Of course there are many other tactical motifs that keep the opponent under pressure. For instance, attacking a higher or insufficiently defended piece. Usually this does not restrict the options of the opponent as much as the need to recapture. Thus, even reducing all low-failing non-captures does less harm than good.
For practical reasons, micro-Max also exempts all Pawn moves from reduction. This because for Pawn moves the best move it not necessarily tried first, but only second. (If it was a double move it is tried after the corresponding single move, which is bad from the viewpoint of move ordering, but an unfortunate necessity in order not to miss e.p. capture on the reply.) In addition this automatically catches all promotions and passer pushes, so it is not entirely bad. The latter have a high probability of collecting a very large reward (promotion!) that comes only deep into the search, and are thus also among the moves that might see a sudden score jump on deeper search. In addition, Pawns do not have very many moves, so this is not very costly.

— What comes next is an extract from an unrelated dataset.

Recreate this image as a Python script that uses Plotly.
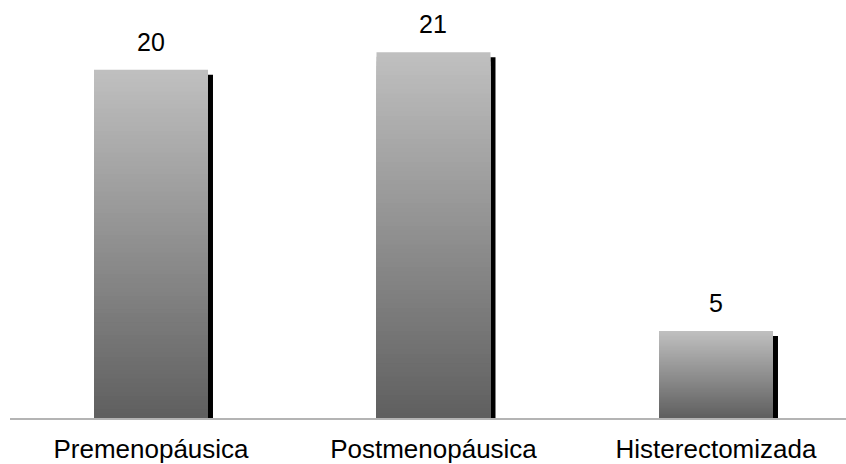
import plotly.graph_objects as go

# Data
categories = ["Premenopáusica", "Postmenopáusica", "Histerectomizada"]
values = [20, 21, 5]

# Styling
BAR_WIDTH = 0.4035          # in category units
SHADOW_DX = 0.0177          # shadow shift to the right (category units)
SHADOW_DY = 0.2857          # shadow shift downward (value units)
TOP_GRAY = 192              # gradient colour at the top of each bar
BOTTOM_GRAY = 95            # gradient colour at the bottom of each bar
STEPS = 80                  # number of gradient steps per bar
FONT = "Liberation Sans, Arial, sans-serif"

fig = go.Figure()

# Drop shadow behind each bar
fig.add_trace(go.Bar(
    x=categories,
    y=values,
    base=[-SHADOW_DY] * len(values),
    width=BAR_WIDTH,
    offset=-BAR_WIDTH / 2 + SHADOW_DX,
    marker=dict(color="#000000", line=dict(width=0)),
    cliponaxis=False,
    hoverinfo="skip",
    showlegend=False,
))

# Vertical gradient: nested bars from full height (lightest) down to the
# shortest (darkest), each one painted over the previous.
for k in range(STEPS, 0, -1):
    frac = (k - 0.5) / STEPS
    g = round(BOTTOM_GRAY + (TOP_GRAY - BOTTOM_GRAY) * frac)
    fig.add_trace(go.Bar(
        x=categories,
        y=[v * k / STEPS for v in values],
        width=BAR_WIDTH,
        offset=-BAR_WIDTH / 2,
        marker=dict(color=f"rgb({g},{g},{g})", line=dict(width=0)),
        hoverinfo="skip",
        showlegend=False,
    ))

# Value labels above the bars
for c, v in zip(categories, values):
    fig.add_annotation(
        x=c, y=v, text=str(v), showarrow=False,
        xanchor="center", yanchor="bottom", yshift=12,
        font=dict(family=FONT, size=25, color="#000000"),
    )

fig.update_layout(
    width=846, height=464,
    margin=dict(l=10, r=0, t=0, b=44),
    barmode="overlay",
    paper_bgcolor="white",
    plot_bgcolor="white",
    font=dict(family=FONT, size=26, color="#000000"),
    xaxis=dict(
        type="category",
        range=[-0.4991, 2.4602],
        showline=True, linecolor="#b4b4b4", linewidth=2,
        ticks="", showgrid=False, zeroline=False,
        tickfont=dict(size=26, color="#000000"),
        ticklabelstandoff=7,
    ),
    yaxis=dict(
        range=[0, 24],
        visible=False, showgrid=False, zeroline=False,
    ),
)

fig.write_html("out.html")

All other moves are first searched with a reduction of 1 ply. If they do not fail low there, the search is on to something, and they are immediately re-searched at the nominal depth. The reductions are only applied if the remaining search depth is at least 5 ply, meaning that the reply to the move then is either searched to 3 ply (reduced) or 4 ply (non-reduced). Reducing the reply search to below 3 ply does not bring much additional benifit, as truly useless moves are already handsomely refuted by a null-move reply at QS level, on which no further savings are possible. And those few moves that cannot be refuted by a null move, and could thus benefit from further reduction, are exactly the moves that might be good for something.